“Sketching” the Place Where You Live
I’ve told my students so many times to sketch a memory and then draw it. I’m a little tired of that strategy for I feel that too often kids try to make their sketches perfect pictures and then they lose the essence of the exercise, which was to sketch and then write about their sketch. However, art DOES have a place within our writing. In fact, I was inspired to go beyond sketching today. I left the confines of my apartment and headed outside my building with my pastels, which I hadn’t used since I moved here. Here’s what I created:
This is a view of our bedroom and living room windows from the courtyard of our building.
Don’t you just love the carpeting that I used as a background to take the photos? Not the best matte, if you will.
I found this so enjoyable and so relaxing. It was interesting to capture the place where I live with my pastels, even if it’s not an exact image of what the place looks like. (I don’t claim to be much of an artist.)
While I was outside I started thinking, this would be an excellent exercise to do with children. However, the point would be to actually for them to do their darndest to capture the essence/the spirit of one aspect of their home in the artistic medium of their choosing. Then, they could use their drawings to help them write about the significance of the place they drew.

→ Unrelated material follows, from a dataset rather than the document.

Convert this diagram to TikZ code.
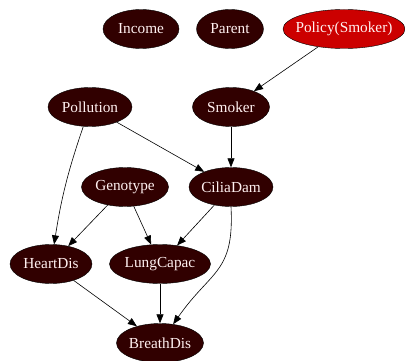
\documentclass[tikz,border=0pt]{standalone}
\usepackage{fontspec}
\setmainfont{Liberation Serif}
\usetikzlibrary{shapes.geometric,arrows.meta}
\definecolor{nodefill}{HTML}{310000}
\definecolor{nodetext}{HTML}{FFF0F0}
\definecolor{policyfill}{HTML}{CC0000}

\begin{document}
\begin{tikzpicture}[x=1pt,y=-1pt,
  var/.style={ellipse,draw=black,fill=nodefill,text=nodetext,inner xsep=-10pt,inner ysep=-3pt,minimum height=39pt,font=\fontsize{15.3}{18}\selectfont},
  act/.style={var,fill=policyfill},
  link/.style={-{Triangle[length=9pt,width=7pt]},line width=0.6pt}]
\useasboundingbox (0,0) rectangle (405,361);
% top row
\node[var,minimum width=76pt] (income) at (141,29) {Income};
\node[var,minimum width=67pt] (parent) at (230,29) {Parent};
\node[act,minimum width=122pt] (policy) at (344,29) {Policy(Smoker)};
% middle
\node[var,minimum width=84pt] (pollution) at (90,107) {Pollution};
\node[var,minimum width=77pt] (smoker) at (231,107) {Smoker};
\node[var,minimum width=87pt] (genotype) at (125,187) {Genotype};
\node[var,minimum width=84pt] (ciliadam) at (231,187) {CiliaDam};
\node[var,minimum width=82pt] (heartdis) at (51,264) {HeartDis};
\node[var,minimum width=101pt] (lungcapac) at (160,264) {LungCapac};
\node[var,minimum width=87pt] (breathdis) at (160,343) {BreathDis};

\draw[link] (policy) -- (smoker);
\draw[link] (pollution) -- (ciliadam);
\draw[link] (pollution) to[bend right=5] (heartdis);
\draw[link] (smoker) -- (ciliadam);
\draw[link] (genotype) -- (heartdis);
\draw[link] (genotype) -- (lungcapac);
\draw[link] (ciliadam) -- (lungcapac);
\draw[link] (ciliadam.south) to[out=-87,in=55,looseness=1.3] (breathdis);
\draw[link] (heartdis) -- (breathdis);
\draw[link] (lungcapac) -- (breathdis);
\end{tikzpicture}
\end{document}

I’m proposing that the art work be assigned for homework so long as you make sure that kids have some kind of artistic medium at home to use. Then, there can be a sharing of the art work at school the following morning before Writing Workshop begins. Finally, during Workshop time, you (the teacher) uses your own piece of artwork and you do a write-aloud in front of your kids, on the overhead projector, about your piece of art. Then, at the end of the Workshop, everyone shares their work in progress and for homework finishes it up so that it can be “published” alongside the piece of art each student created. In the end, you can essentially turn these pieces of art and the writing into a mini-gallery (or in teacher language, a bulletin board).